Set problem:
Count how many lines of the data below contain the string "this"; the reply should be that number alone.

Material:
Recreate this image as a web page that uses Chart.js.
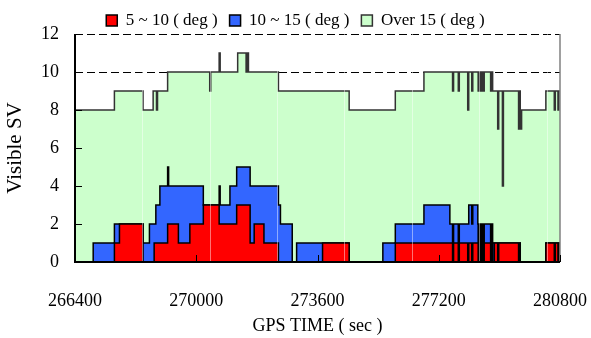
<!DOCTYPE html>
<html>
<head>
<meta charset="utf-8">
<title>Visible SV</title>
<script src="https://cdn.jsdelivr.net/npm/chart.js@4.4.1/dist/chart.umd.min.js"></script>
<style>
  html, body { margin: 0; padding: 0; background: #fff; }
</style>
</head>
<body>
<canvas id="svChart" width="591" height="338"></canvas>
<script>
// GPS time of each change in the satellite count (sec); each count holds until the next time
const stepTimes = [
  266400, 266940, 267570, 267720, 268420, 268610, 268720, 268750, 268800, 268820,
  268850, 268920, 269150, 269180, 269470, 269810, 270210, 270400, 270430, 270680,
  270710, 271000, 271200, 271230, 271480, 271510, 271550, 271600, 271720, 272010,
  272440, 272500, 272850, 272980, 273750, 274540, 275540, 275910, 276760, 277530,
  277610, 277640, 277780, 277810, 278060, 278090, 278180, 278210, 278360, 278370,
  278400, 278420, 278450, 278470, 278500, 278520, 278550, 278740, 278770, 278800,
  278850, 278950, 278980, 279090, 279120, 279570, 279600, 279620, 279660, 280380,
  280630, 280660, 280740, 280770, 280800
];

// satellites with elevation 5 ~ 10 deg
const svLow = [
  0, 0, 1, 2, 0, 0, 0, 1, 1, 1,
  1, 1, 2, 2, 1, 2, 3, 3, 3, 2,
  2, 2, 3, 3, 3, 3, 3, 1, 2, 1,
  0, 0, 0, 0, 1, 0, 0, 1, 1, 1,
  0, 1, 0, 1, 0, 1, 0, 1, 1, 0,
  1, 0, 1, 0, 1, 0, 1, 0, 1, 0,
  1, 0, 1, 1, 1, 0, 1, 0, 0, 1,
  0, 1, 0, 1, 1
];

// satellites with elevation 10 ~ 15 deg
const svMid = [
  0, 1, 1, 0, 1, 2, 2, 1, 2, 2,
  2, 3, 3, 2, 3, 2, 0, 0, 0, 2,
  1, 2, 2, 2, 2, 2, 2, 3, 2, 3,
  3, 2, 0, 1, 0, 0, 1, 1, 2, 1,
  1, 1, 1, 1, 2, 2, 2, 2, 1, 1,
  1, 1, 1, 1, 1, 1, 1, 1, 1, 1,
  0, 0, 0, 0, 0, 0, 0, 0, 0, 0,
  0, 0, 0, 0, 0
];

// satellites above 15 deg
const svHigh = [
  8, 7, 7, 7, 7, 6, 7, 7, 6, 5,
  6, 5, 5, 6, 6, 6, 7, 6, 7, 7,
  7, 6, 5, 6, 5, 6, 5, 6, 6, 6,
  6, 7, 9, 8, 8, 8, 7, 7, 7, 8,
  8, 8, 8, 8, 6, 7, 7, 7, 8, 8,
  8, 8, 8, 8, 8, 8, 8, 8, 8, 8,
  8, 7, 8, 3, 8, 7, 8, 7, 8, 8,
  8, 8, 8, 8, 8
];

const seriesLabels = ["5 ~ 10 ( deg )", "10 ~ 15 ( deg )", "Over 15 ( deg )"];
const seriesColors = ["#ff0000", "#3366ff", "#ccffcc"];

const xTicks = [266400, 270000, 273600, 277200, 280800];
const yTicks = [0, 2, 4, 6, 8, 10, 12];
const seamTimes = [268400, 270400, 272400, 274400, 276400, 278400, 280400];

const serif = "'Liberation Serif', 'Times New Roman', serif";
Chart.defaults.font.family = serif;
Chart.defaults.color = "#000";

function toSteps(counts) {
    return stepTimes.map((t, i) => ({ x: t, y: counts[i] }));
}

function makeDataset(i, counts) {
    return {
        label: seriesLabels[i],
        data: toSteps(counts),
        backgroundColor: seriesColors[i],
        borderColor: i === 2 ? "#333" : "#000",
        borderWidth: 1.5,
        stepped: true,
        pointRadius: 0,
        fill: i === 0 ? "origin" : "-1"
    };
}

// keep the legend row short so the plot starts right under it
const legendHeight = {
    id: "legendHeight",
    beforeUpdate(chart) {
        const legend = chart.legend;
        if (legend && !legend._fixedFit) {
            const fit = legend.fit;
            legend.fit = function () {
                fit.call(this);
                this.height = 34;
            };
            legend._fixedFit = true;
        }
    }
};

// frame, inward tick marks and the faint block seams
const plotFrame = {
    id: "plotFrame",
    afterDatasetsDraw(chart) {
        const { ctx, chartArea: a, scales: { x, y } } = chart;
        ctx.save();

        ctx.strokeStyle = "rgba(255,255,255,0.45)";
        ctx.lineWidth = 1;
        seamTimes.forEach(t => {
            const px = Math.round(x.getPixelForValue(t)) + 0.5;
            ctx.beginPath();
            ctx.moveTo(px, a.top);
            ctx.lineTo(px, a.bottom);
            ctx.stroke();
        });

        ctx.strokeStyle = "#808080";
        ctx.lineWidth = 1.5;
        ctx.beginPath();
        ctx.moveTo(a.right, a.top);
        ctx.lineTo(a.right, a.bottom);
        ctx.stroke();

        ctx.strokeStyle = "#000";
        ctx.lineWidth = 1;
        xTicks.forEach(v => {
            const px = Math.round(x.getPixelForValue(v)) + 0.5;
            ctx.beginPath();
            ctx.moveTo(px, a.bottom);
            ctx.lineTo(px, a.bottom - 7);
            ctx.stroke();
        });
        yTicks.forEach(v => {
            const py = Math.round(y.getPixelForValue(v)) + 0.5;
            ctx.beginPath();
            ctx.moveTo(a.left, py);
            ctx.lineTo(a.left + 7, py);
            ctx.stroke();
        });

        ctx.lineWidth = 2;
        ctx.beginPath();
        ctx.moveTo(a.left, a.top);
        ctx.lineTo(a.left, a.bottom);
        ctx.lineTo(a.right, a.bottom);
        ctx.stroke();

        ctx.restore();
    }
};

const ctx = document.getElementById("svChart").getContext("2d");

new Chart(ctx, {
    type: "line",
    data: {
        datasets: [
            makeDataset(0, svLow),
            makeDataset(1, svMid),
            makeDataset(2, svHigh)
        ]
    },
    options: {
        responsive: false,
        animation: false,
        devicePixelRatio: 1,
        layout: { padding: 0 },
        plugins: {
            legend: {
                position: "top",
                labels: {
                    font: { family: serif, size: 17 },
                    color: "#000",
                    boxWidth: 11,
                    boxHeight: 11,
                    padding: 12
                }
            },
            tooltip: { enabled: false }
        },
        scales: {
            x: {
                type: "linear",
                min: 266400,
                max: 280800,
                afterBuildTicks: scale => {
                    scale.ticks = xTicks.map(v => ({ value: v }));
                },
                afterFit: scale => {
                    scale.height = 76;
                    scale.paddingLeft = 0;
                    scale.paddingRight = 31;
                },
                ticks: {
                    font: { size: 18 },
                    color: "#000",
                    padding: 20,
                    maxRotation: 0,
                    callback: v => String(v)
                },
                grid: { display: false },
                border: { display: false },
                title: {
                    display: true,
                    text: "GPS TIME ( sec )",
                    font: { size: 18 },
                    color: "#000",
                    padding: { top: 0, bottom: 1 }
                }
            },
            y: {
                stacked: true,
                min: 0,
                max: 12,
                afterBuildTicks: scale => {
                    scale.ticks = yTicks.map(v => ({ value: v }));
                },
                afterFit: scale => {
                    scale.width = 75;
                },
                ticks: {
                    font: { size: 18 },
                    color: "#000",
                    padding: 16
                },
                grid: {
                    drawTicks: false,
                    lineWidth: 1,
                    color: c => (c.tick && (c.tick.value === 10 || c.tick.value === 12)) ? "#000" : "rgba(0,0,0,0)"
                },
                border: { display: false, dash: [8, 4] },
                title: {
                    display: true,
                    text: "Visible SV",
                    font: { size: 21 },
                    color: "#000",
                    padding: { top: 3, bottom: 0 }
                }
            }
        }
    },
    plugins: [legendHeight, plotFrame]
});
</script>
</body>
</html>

Full answer:
3